Once again a function to do the interpolation given the start and ending feature vectors and the number of steps to take between the two.
def lnr_ntrpln(st, nd, stps):
# Create a linear path from start to end
# stps should be 2 less than total number of images to display
mlts = torch.linspace(0, 1, stps).to(cfg.device)
z = st
for mlt in mlts[:, None]:
with torch.no_grad():
nt = (st * (1 - mlt)) + (nd * mlt)
# print(mlt, nt.shape)
z = torch.cat((z, nt), 0)
z = torch.cat((z, nd), 0)
# print(z.shape)s
# Decode the samples along the path
vae.eval()
with torch.no_grad():
smpls = vae.dcdr(z.to(cfg.device))
return smpls
And, the if block using the function to generate the image grid.
if do_spc_ntrpl:
# interpolate between 2 dataset image latent space vectors
mx_ndx = len(imgs)
sx = cfg.rng.integers(low=0, high=mx_ndx, size=1)

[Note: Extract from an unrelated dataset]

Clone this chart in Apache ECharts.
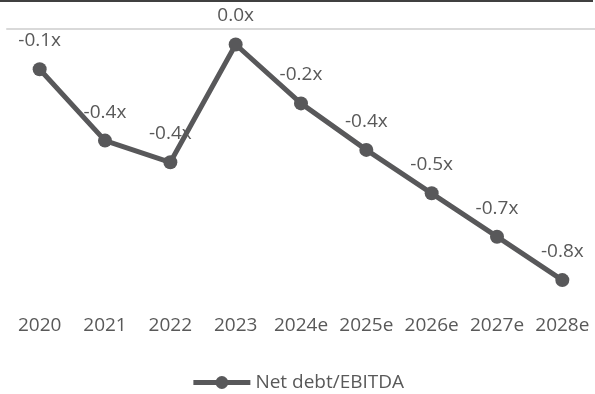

nx = cfg.rng.integers(low=0, high=mx_ndx, size=1)
print(f"st: {sx}, nd: {nx}")
i1 = imgs[sx[0]][0].unsqueeze(0).to(cfg.device)
i2 = imgs[nx[0]][0].unsqueeze(0).to(cfg.device)
with torch.no_grad():
_, _, st = vae.ncdr(i1)
_, _, nd = vae.ncdr(i2)
ntrpl_smpl = lnr_ntrpln(st, nd, stps=22)
# p_img = torch.cat((i1, ntrpl_smpl, i2), 0)
utl.image_grid(ntrpl_smpl, 6, i_show=True, epoch=cfg.epochs, b_sz=24,
img_cl='interpolate between 2 latent space vectors from dataset', norm=False)
And a couple of examples. The top left and bottom right are regenerated versions of the original two images for each interpolation.


Now let’s do that again using randomly generated start and end feature vectors.
if do_rnd_ntrpl:
# interpolate between 2 random latent space vectors
st = torch.randn(1, z_dim).to(cfg.device)
nd = torch.randn(1, z_dim).to(cfg.device)
ntrpl_smpl = lnr_ntrpln(st, nd, stps=22)
utl.image_grid(ntrpl_smpl, 6, i_show=True, epoch=cfg.epochs, b_sz=24,
img_cl='interpolate between 2 random feature vectors', norm=False)

Fini for Now
I was planning to cover one more way of playing around with the latent space vectors—simple arithmetic. But I have decided that this post is plenty long enough. A fair bit of code, a fair number of images, etc.
So, the arithmetic will have to wait until next time. For what will likely be a rather short post.
Do enjoy playing around in your latent space—whatever it may be. Or, in your dynamic space if that is more to your liking.